Pajama-clad scientists calling themselves "Nerds in Nightshirts" partied at the Fermi National Accelerator Laboratory in Batavia, Illinois as they waited late into the night for the first signals from the $9 billion machine.

The first blip came soon after the LHC was switched on a 9:30 a.m. CERN time, 1:30 a.m. in Batavia, home of the Tevatron, which still lays claim to being the highest energy particle collider until the LHC starts colliding protons.

 

 

THE WORLD DIDN'T END

Physicists brushed off suggestions that the experiment could create tiny black holes that could suck in the planet.

"The worries that scientists had were nothing to do with being swallowed up by black holes and everything to do with technical hitches or electronic failure," said Jim al-Khalili, a physicist at Britain's University of Surrey.

"Now, after a collective sigh of relief, the real fun starts," al-Khalili said. "No matter what we find, we will be unlocking the secrets of the universe."

The LHC will send beams of subatomic particles called protons whizzing around the tube at just under the speed of light.

The hope is they will smash into one another and explode in a burst of new and previously unseen types of particles -- recreating on a miniature scale the heat and energy of the Big Bang that gave birth to the universe 13.7 billion years ago.
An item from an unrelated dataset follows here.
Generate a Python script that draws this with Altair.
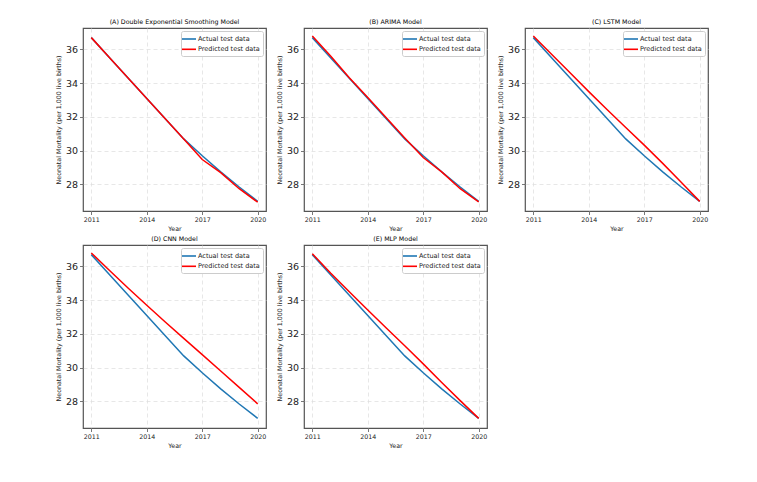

At full speed the LHC will engineer 600 million collisions every second. Data will be transmitted via a network called The Grid to scientists at 170 institutions in 33 countries.

"It is sort of a virtual United Nations," said Michael Tuts, a physics professor at Columbia University in New York and program manager for 400 U.S. physicists working on one LHC project.

The experiments could confirm the existence of the Higgs Boson, a theoretical particle named after Peter Higgs, who first proposed it in 1964.

Also referred to as the "God particle," the Higgs Boson could help explain how matter has mass. "I think it's pretty likely" that it will be found, Higgs told reporters at the University of Edinburgh, where he is a retired professor of physics.

Scientists halted the particle beam's counter-clockwise spin temporarily on Wednesday afternoon after problems with the machine's magnets caused its temperature to warm slightly.

CERN officials said such minor glitches were to be expected given the intricacy of the machine, which is cooled to minus 271.3 degrees Celsius (minus 456.3 degrees Fahrenheit).